Nouvelle Objectivité
Les treize chanteurs d'AMOK semblent recréer La Cène de Léonard de Vinci © Stéphane Audran
Mue par le désir de retranscrire dans un opéra ce fol amour, la metteure en scène, soprano et directrice artistique de Correspondance Cie Orianne Moretti a mobilisé une équipe européenne pendant près de deux ans et demi. Sur scène, elle peint une fresque expressionniste qui crie la violence de cette passion qui laissa Kokoshka exsangue. Les visages pâles comme la mort des treize chanteurs semblent sortir d'une toile d'Otto Dix et se reflètent, déformés, sur le sol. Inconfortable, l'ambiance y est empreinte de bizarre et d'étrangeté, flottant sans cesse entre pulsion de mort et d'amour. Remarquables, les costumes de David Messinger peignent les personnages inquiétants qui peuplent les toiles d'Ernst Ludwig Kirschner, d'Edvard Munch et de la Nouvelle Objectivité. Nettement moins intéressante est l'incursion de l'univers de l'artiste Adoka Niitsu. Pouvant rappeler la célèbre "Die Windsbraut" d'un Kokoshka inspiré par sa muse, ses motifs pourraient être intéressants s'ils n'étaient pas collés au mur comme du simple papier peint. De même, les nébuleuses colorées les mettant en lumière laisse songeur : elles semblent davantage polluer la mise en scène qu'agir en vrai révélateur.

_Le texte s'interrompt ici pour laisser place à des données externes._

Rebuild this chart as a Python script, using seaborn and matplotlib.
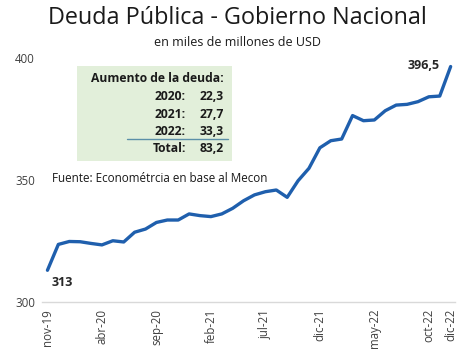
import matplotlib
matplotlib.use("Agg")
import matplotlib.pyplot as plt
import pandas as pd
import seaborn as sns

# datos mensuales (nov-19 a dic-22), miles de millones de USD
meses = ["nov-19", "dic-19", "ene-20", "feb-20", "mar-20", "abr-20", "may-20", "jun-20",
         "jul-20", "ago-20", "sep-20", "oct-20", "nov-20", "dic-20", "ene-21", "feb-21",
         "mar-21", "abr-21", "may-21", "jun-21", "jul-21", "ago-21", "sep-21", "oct-21",
         "nov-21", "dic-21", "ene-22", "feb-22", "mar-22", "abr-22", "may-22", "jun-22",
         "jul-22", "ago-22", "sep-22", "oct-22", "nov-22", "dic-22"]
deuda = [313.0, 323.6, 324.8, 324.7, 324.0, 323.4, 325.1, 324.6, 328.6, 329.9,
         332.6, 333.6, 333.6, 336.1, 335.4, 335.0, 336.1, 338.4, 341.5, 343.9,
         345.2, 345.9, 342.9, 349.7, 354.8, 363.2, 366.1, 366.8, 376.4, 374.3,
         374.6, 378.4, 380.7, 381.0, 382.1, 384.1, 384.4, 396.5]
ticks_mostrados = ["nov-19", "abr-20", "sep-20", "feb-21", "jul-21", "dic-21",
                   "may-22", "oct-22", "dic-22"]

anios_tabla = ["2020:", "2021:", "2022:"]
aumentos = ["22,3", "27,7", "33,3"]
total = "83,2"

df = pd.DataFrame({"mes": range(len(meses)), "deuda": deuda})

sns.set_style("white")
plt.rcParams["font.family"] = ["Open Sans", "DejaVu Sans"]

fig = plt.figure(figsize=(4.74, 3.54), dpi=100)
ax = fig.add_axes([42 / 474, 1 - 302 / 354, 413 / 474, 244 / 354])

azul = "#1f5fad"
sns.lineplot(data=df, x="mes", y="deuda", color=azul, linewidth=2.4, ax=ax)

ax.set_ylim(300, 400)
ax.set_xlim(-0.5, len(meses) - 0.6)
ax.set_yticks([300, 350, 400])
ax.set_yticklabels(["300", "350", "400"], fontsize=8.3, color="#404040")
pos = [meses.index(m) for m in ticks_mostrados]
ax.set_xticks(pos)
ax.set_xticklabels(ticks_mostrados, rotation=90, fontsize=8.3, color="#404040")
ax.tick_params(axis="y", length=0, pad=5)
ax.tick_params(axis="x", length=0, pad=5)
ax.set_xlabel("")
ax.set_ylabel("")
for s in ["top", "right", "left"]:
    ax.spines[s].set_visible(False)
ax.spines["bottom"].set_color("#d9d9d9")
ax.spines["bottom"].set_linewidth(1)

# etiquetas de inicio y fin
ax.annotate("313", (0, deuda[0]), xytext=(3, -9), textcoords="offset points",
            fontsize=9, fontweight="bold", ha="left", va="center", color="#262626")
ax.annotate("396,5", (len(meses) - 1, deuda[-1]), xytext=(-8, 1), textcoords="offset points",
            fontsize=9, fontweight="bold", ha="right", va="center", color="#262626")

# titulos
fig.text(0.5, 1 - 18 / 354, "Deuda Pública - Gobierno Nacional", ha="center", va="center",
         fontsize=16.8, color="#1a1a1a")
fig.text(0.5, 1 - 42 / 354, "en miles de millones de USD", ha="center", va="center",
         fontsize=9, color="#1a1a1a")

# cuadro de aumento de la deuda
caja = plt.Rectangle((77 / 474, 1 - 161 / 354), 155 / 474, 95 / 354, transform=fig.transFigure,
                     facecolor="#e2efda", edgecolor="none", zorder=0)
fig.patches.append(caja)
fig.text(224 / 474, 1 - 79 / 354, "Aumento de la deuda:", ha="right", va="center",
         fontsize=8.7, fontweight="bold", color="#1a1a1a")
for i, (a, v) in enumerate(zip(anios_tabla, aumentos)):
    y = 1 - (97 + i * 17.3) / 354
    fig.text(186 / 474, y, a, ha="right", va="center", fontsize=8.7, fontweight="bold", color="#1a1a1a")
    fig.text(224 / 474, y, v, ha="right", va="center", fontsize=8.7, fontweight="bold", color="#1a1a1a")
y = 1 - 148.5 / 354
fig.text(186 / 474, y, "Total:", ha="right", va="center", fontsize=8.7, fontweight="bold", color="#1a1a1a")
fig.text(224 / 474, y, total, ha="right", va="center", fontsize=8.7, fontweight="bold", color="#1a1a1a")
fig.lines.append(plt.Line2D([127 / 474, 228 / 474], [1 - 139 / 354, 1 - 139 / 354],
                            transform=fig.transFigure, color="#5b8fa8", linewidth=1))

fig.text(52 / 474, 1 - 178 / 354, "Fuente: Econométrcia en base al Mecon", ha="left", va="center",
         fontsize=8.4, color="#1a1a1a")

fig.savefig("out.png", dpi=100)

La soprano Sophie Angebault est magistrale en Alma. Dans un engagement sans faille, elle offre à l'auditoire une interprétation bouleversante et se livre, lorsqu'elle devient modèle, dans son plus simple appareil. Froide, son Alma dont la voix épouse à merveille la raideur de la cruauté, possède, tue et dévore comme la mante religieuse. Son interprétation n'oublie pas d'intégrer, et c'est aussi là son bénéfice, la douleur qui jalonne la vie de mère d'Alma. Face à elle, Till Fechner campe un Oskar Kokoschka fiévreux et consumé par l'amour, avec une diction impeccable. Le père d'Alma chanté par la basse Dan Popescu se développe sur une belle palette de nuances qui caractérisent le personnage, homme à la fois fort et fragile, trompé et dans le déni. La soprano Magali Arnault-Stanczak (Alma fille) offre, quant à elle, une prestation plus que troublante. De sa silhouette enfantine aux gesticulations démentes sort une voix incroyablement agile, parfaitement à l'aise dans l'aigu.
Luxe, calme et volupté
Till Fechner (Oskar) et Sophie Angebault (Alma) dans AMOK © Stéphane Audran
En allemand et en français, le livret constitue l'un des plus puissants atouts de cet opéra. Arrosé d'une poésie légère et cinglante, sans fioriture, celui-ci instille à AMOK la beauté du mal que l'on retrouve dans Les Fleurs du Mal de Baudelaire. Paradis artificiels, spleen et révolte se mêlent ainsi pour exprimer les tourments de l'âme de nos amants, le déchirement de l'Europe et les milliers de cadavres que compte la Grande Guerre.
Côté musique, le chef d'orchestre Nicolas Farine impulse à l'Ensemble KNM l'énergie nécessaire pour innerver la partition de François Cattin. Palpitant comme un cœur agité, sa musique brosse les méandres du désordre amoureux. Sans être résolument contemporaine ou expérimentale, l'écriture, équilibrée entre treize chanteurs et treize musiciens, fait la part belle aux percussions, marimba avant tout, tandis que l'accordéon et le piano permettent de teinter le tout de nostalgie. Sachant se faire impétueuse ou délicate, l'écriture très cinématographique de François Cattin, capte l'émotion à chaque instant.
AMOK, musique de François Cattin, livret et mise en scène d'Orianne Moretti, création le 6 février à l'Opéra de Reims. Les 25 et 26 février 2016 au Théâtre populaire romand de La Chaux-de-Fonds en Suisse.